(Plotting code records)
========

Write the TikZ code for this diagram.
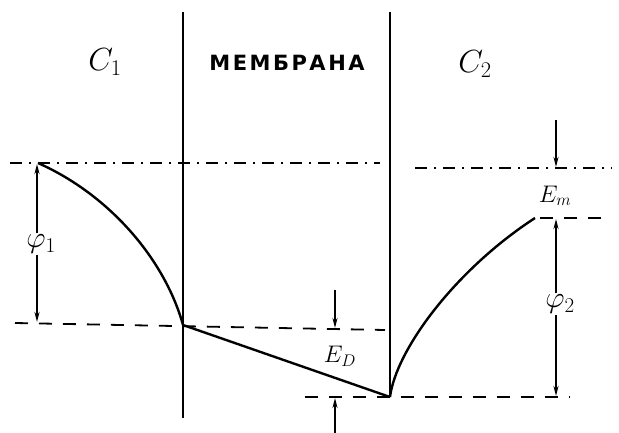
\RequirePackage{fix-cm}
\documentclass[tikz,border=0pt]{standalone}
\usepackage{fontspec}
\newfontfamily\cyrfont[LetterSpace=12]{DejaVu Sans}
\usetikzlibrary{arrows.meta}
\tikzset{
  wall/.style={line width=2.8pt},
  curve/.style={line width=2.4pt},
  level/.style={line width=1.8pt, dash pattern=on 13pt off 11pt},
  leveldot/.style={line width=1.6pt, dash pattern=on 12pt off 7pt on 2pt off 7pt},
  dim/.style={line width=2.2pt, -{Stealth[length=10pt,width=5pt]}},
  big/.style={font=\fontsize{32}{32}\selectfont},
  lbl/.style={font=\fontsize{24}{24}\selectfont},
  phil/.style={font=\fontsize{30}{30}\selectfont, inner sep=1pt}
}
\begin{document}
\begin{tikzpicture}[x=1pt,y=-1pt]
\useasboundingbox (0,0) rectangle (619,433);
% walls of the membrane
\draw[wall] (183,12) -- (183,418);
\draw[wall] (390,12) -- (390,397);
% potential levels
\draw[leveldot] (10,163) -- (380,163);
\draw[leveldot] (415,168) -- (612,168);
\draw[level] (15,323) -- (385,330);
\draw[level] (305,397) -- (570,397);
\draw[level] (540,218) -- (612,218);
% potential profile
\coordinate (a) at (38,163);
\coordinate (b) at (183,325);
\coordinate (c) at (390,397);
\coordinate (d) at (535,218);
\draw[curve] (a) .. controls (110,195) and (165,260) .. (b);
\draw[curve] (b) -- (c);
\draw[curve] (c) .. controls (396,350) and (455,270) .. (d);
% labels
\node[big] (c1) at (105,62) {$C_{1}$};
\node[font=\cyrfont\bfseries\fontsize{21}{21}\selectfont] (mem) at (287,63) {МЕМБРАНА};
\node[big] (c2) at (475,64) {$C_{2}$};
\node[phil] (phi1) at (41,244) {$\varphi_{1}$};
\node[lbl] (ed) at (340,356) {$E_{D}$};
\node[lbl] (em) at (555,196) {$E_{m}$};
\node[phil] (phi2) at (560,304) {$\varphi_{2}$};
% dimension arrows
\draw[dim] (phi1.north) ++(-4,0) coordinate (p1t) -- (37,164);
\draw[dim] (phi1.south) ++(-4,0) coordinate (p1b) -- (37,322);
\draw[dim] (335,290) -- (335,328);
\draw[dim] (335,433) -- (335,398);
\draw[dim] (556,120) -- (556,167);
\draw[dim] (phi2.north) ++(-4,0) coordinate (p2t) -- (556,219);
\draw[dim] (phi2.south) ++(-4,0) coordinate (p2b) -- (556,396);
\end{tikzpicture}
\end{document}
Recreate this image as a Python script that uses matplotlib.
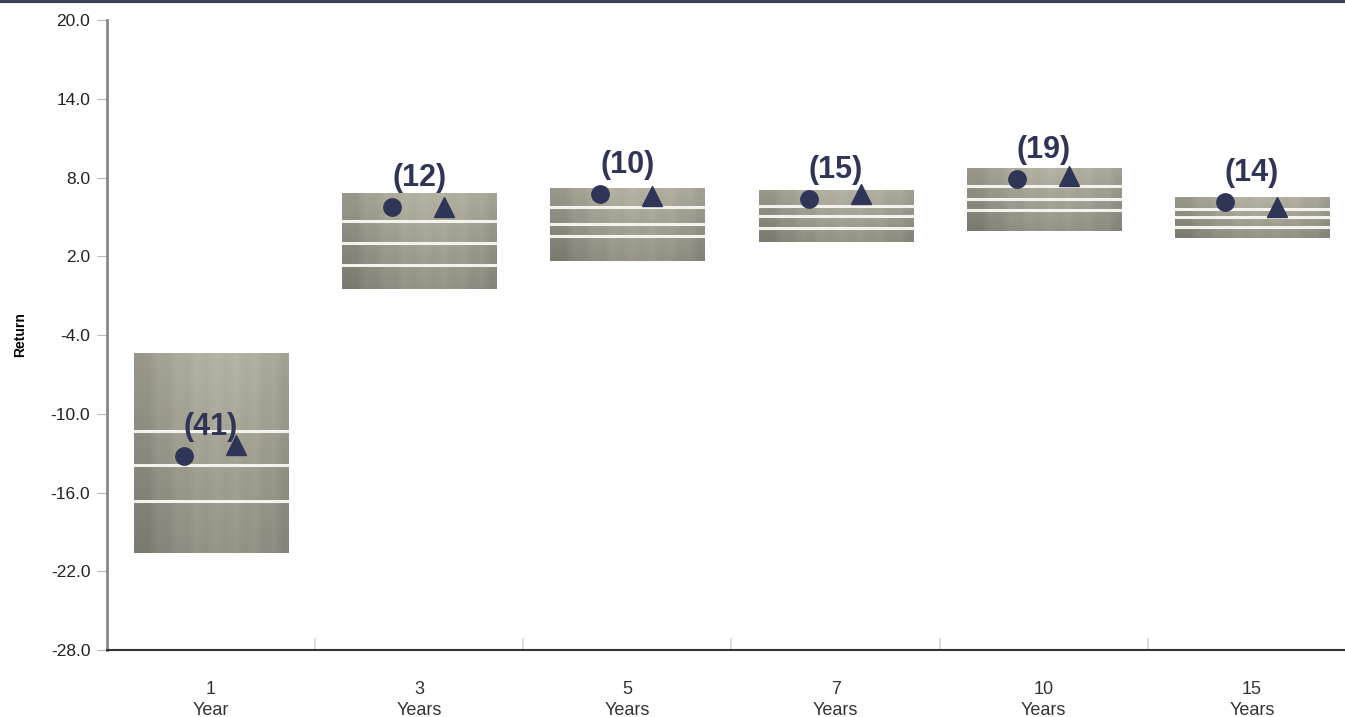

========

» WORK TO BE COMPLETED:
Among the entries above, identify all lines with "this" and copy them.

» OUTPUT OF THE EXERCISE:
Write the TikZ code for this diagram.
Recreate this image as a Python script that uses matplotlib.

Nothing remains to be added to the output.